Authorship attribution techniques identify the author of an unsigned document such as an e-mail, memo, or social media post by analyzing candidate authors' writing styles for tell-tale "fingerprints" such as distinctive words and sentence structure. Everyone leaves these fingerprints in his or her writing. This creates a problem for people who have a need to remain anonymous, people including whistleblowers and journalists working in states hostile to their work. Because a small sample of prose risks exposing the identity of a writer, guarantees of anonymity and confidentiality offered by government-sponsored whistleblower programs are difficult to sustain. Many strategies have been proposed for protecting writers from attackers who want to discover their identities. This research compares the effectiveness of these methods and develops software to help individuals write documents in ways that minimize information revealed about their identities.

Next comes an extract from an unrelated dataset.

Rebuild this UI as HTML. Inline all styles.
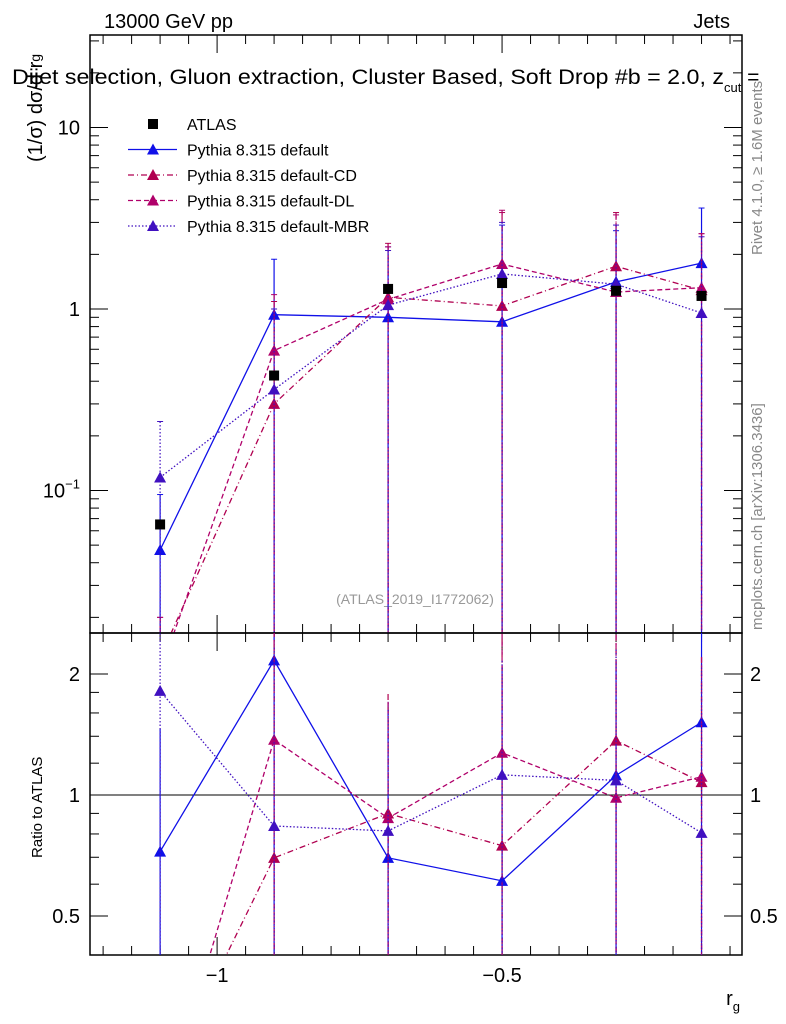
<!DOCTYPE html>
<html><head><meta charset="utf-8"><style>
html,body{margin:0;padding:0;background:#fff;overflow:hidden;width:786px;height:1024px;}
svg{display:block;font-family:"Liberation Sans",sans-serif;}
</style></head><body>
<svg id="chart" width="786" height="1024" viewBox="0 0 786 1024" xmlns="http://www.w3.org/2000/svg">
<text x="104" y="28" font-size="20">13000 GeV pp</text>
<text x="730" y="28" font-size="20" text-anchor="end">Jets</text>
<text x="12" y="84" font-size="21"><tspan textLength="712" lengthAdjust="spacingAndGlyphs">Dijet selection, Gluon extraction, Cluster Based, Soft Drop #b = 2.0, z</tspan><tspan font-size="13" dy="8">cut</tspan><tspan dy="-8"> =</tspan></text>
<text transform="translate(42,162) rotate(-90)" font-size="20">(1/σ) dσ/d r<tspan font-size="14" dy="-2">g</tspan></text>
<text transform="translate(42,858) rotate(-90)" font-size="15">Ratio to ATLAS</text>
<text x="740" y="1005" font-size="20" text-anchor="end">r<tspan font-size="13" dy="6">g</tspan></text>
<text transform="translate(762,255) rotate(-90)" font-size="15" fill="#888">Rivet 4.1.0, ≥ 1.6M events</text>
<text transform="translate(762,630) rotate(-90)" font-size="15" fill="#888">mcplots.cern.ch [arXiv:1306.3436]</text>
<text x="415" y="604" font-size="14" fill="#999" text-anchor="middle">(ATLAS_2019_I1772062)</text>
<g id="main"></g>
<g id="ratio"></g>
<g id="legend"></g>
</svg>
<script>
const xVals = [-1.1, -0.9, -0.7, -0.5, -0.3, -0.15];
const atlas = [0.065, 0.43, 1.29, 1.39, 1.26, 1.18];
const pyDefault = [0.047, 0.93, 0.90, 0.85, 1.41, 1.79];
const pyCD = [0.012, 0.30, 1.16, 1.04, 1.72, 1.27];
const pyDL = [0.010, 0.59, 1.13, 1.77, 1.24, 1.31];
const pyMBR = [0.118, 0.36, 1.05, 1.56, 1.37, 0.95];
const errUpDefault = [0.095, 1.88, 2.2, 2.9, 2.7, 3.6];
const errUpCD = [0.02, 1.1, 2.3, 3.4, 3.4, 2.6];
const errUpDL = [0.02, 1.2, 2.2, 3.5, 3.3, 2.6];
const errUpMBR = [0.24, 1.0, 2.1, 3.0, 2.9, 2.5];
const xTicks = [-1, -0.5];
const xTickLabels = ["−1", "−0.5"];
const yTicks = [10, 1, 0.1];
const ratioTicks = [2, 1, 0.5];

const NS = "http://www.w3.org/2000/svg";
const L = 90, R = 742, T = 35, MB = 633, RB = 955;
const xMin = -1.223, xMax = -0.079;
const X = v => L + (v - xMin) / (xMax - xMin) * (R - L);
const Y = v => 309 - Math.log10(v) * 181.5;
const RY = v => 795 - Math.log2(v) * 121;
function mk(tag, attrs, parent) { const e = document.createElementNS(NS, tag); for (const k in attrs) e.setAttribute(k, attrs[k]); parent.appendChild(e); return e; }
const main = document.getElementById('main'), ratio = document.getElementById('ratio'), leg = document.getElementById('legend');

const defs = mk('defs', {}, document.getElementById('chart'));
const c1 = mk('clipPath', {id: 'cm'}, defs); mk('rect', {x: L, y: T, width: R - L, height: MB - T}, c1);
const c2 = mk('clipPath', {id: 'cr'}, defs); mk('rect', {x: L, y: MB, width: R - L, height: RB - MB}, c2);

let f = mk('rect', {x: L, y: T, width: R - L, height: MB - T, fill: 'none', stroke: '#000', 'stroke-width': 1.5}, main);
 
f = mk('rect', {x: L, y: MB, width: R - L, height: RB - MB, fill: 'none', stroke: '#000', 'stroke-width': 1.5}, ratio);
 

for (let v = -1.2; v <= -0.08; v += 0.05) {
  const major = Math.abs(v*2-Math.round(v*2))<1e-6;
  const len = major ? 18 : 9, x = X(v);
  mk('line', {x1: x, x2: x, y1: T, y2: T + len, stroke: '#000'}, main);
  mk('line', {x1: x, x2: x, y1: MB, y2: MB - len, stroke: '#000'}, main);
  mk('line', {x1: x, x2: x, y1: MB, y2: MB + len, stroke: '#000'}, ratio);
  mk('line', {x1: x, x2: x, y1: RB, y2: RB - len, stroke: '#000'}, ratio);
}
xTicks.forEach((v, i) => { const t = mk('text', {x: X(v), y: 982, 'font-size': 20, 'text-anchor': 'middle'}, ratio); t.textContent = xTickLabels[i];
    });

for (let d = -2; d <= 1; d++) for (let m = 1; m <= 9; m++) {
  const v = m * Math.pow(10, d), y = Y(v); if (y < T || y > MB) continue;
  const len = m === 1 ? 18 : 9;
  mk('line', {x1: L, x2: L + len, y1: y, y2: y, stroke: '#000'}, main);
  mk('line', {x1: R, x2: R - len, y1: y, y2: y, stroke: '#000'}, main);
}
yTicks.forEach(v => { const t = mk('text', {x: 80, y: Y(v) + 7, 'font-size': 20, 'text-anchor': 'end'}, main);
  if (v === 0.1) { t.innerHTML = '10<tspan font-size="13" dy="-9">−1</tspan>'; } else t.textContent = String(v);
    });

[0.5,0.6,0.7,0.8,0.9,1,1.2,1.4,1.6,1.8,2].forEach(v => { const y = RY(v); const len = ratioTicks.includes(v) ? 18 : 9;
  mk('line', {x1: L, x2: L + len, y1: y, y2: y, stroke: '#000'}, ratio);
  mk('line', {x1: R, x2: R - len, y1: y, y2: y, stroke: '#000'}, ratio); });
ratioTicks.forEach(v => { ['left','right'].forEach(s => { const t = mk('text', {x: s === 'left' ? 80 : 750, y: RY(v) + 7, 'font-size': 20, 'text-anchor': s === 'left' ? 'end' : 'start'}, ratio);
  t.textContent = String(v);   }); });
const ref = mk('line', {x1: L, x2: R, y1: RY(1), y2: RY(1), stroke: '#000'}, ratio);
 

const series = [
  {name: 'default', vals: pyDefault, err: errUpDefault, color: '#1010e8', dash: ''},
  {name: 'default-CD', vals: pyCD, err: errUpCD, color: '#b00050', dash: '6,3,1,3'},
  {name: 'default-DL', vals: pyDL, err: errUpDL, color: '#b0006a', dash: '5,3'},
  {name: 'default-MBR', vals: pyMBR, err: errUpMBR, color: '#4010c0', dash: '1.5,2'}
];
function tri(g, x, y, c) { mk('path', {d: `M${x},${y - 6}L${x + 6},${y + 5}L${x - 6},${y + 5}Z`, fill: c}, g); }

series.forEach(s => {
  const g = mk('g', {'clip-path': 'url(#cm)'}, main);
   
  mk('polyline', {points: xVals.map((x, i) => X(x) + ',' + Y(s.vals[i])).join(' '), fill: 'none', stroke: s.color, 'stroke-width': 1.3, 'stroke-dasharray': s.dash}, g);
  xVals.forEach((x, i) => { mk('line', {x1: X(x), x2: X(x), y1: Y(s.err[i]), y2: MB, stroke: s.color, 'stroke-width': 1.2, 'stroke-dasharray': s.dash}, g);
    mk('line', {x1: X(x) - 3, x2: X(x) + 3, y1: Y(s.err[i]), y2: Y(s.err[i]), stroke: s.color}, g);
    tri(g, X(x), Y(s.vals[i]), s.color); });
  const gr = mk('g', {'clip-path': 'url(#cr)'}, ratio);
   
  const rv = s.vals.map((v, i) => v / atlas[i]);
  mk('polyline', {points: xVals.map((x, i) => X(x) + ',' + RY(rv[i])).join(' '), fill: 'none', stroke: s.color, 'stroke-width': 1.3, 'stroke-dasharray': s.dash}, gr);
  xVals.forEach((x, i) => { const up = s.err[i] / atlas[i];
    mk('line', {x1: X(x), x2: X(x), y1: RY(up), y2: RB, stroke: s.color, 'stroke-width': 1.2, 'stroke-dasharray': s.dash}, gr);
    tri(gr, X(x), RY(rv[i]), s.color); });
});
const ga = mk('g', {}, main);
 
xVals.forEach((x, i) => { mk('rect', {x: X(x) - 5, y: Y(atlas[i]) - 5, width: 10, height: 10, fill: '#000'}, ga); });

const names = ['ATLAS', 'Pythia 8.315 default', 'Pythia 8.315 default-CD', 'Pythia 8.315 default-DL', 'Pythia 8.315 default-MBR'];
names.forEach((n, i) => { const y = 124 + i * 25.5;
  const g = mk('g', {}, leg);
   
  if (i === 0) mk('rect', {x: 148, y: y - 5, width: 10, height: 10, fill: '#000'}, g);
  else { const s = series[i - 1]; mk('line', {x1: 128, x2: 177, y1: y, y2: y, stroke: s.color, 'stroke-width': 1.3, 'stroke-dasharray': s.dash}, g); tri(g, 153, y, s.color); }
  const t = mk('text', {x: 187, y: y + 6, 'font-size': 16}, g); t.textContent = n; });
</script>
</body></html>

This project characterizes the effectiveness of known defenses against authorship attribution attacks, including a novel defense which requires a source to write using a widely-used simplified variant of English. The project develops software which provides interactive feedback to sources who need to write prose which does not reveal their identity. This software tool supports automatic, non-interactive rewriting of English prose that preserves the semantic content of a document while removing identifying stylistic fingerprints. The research translates into deliverables which are of practical use to organizations and corporations running anonymous and confidential whistleblower programs to better protect the identities of sources and, in doing so, make reporting suspected wrongdoing less risky. The project will involve graduate and undergraduate students.
|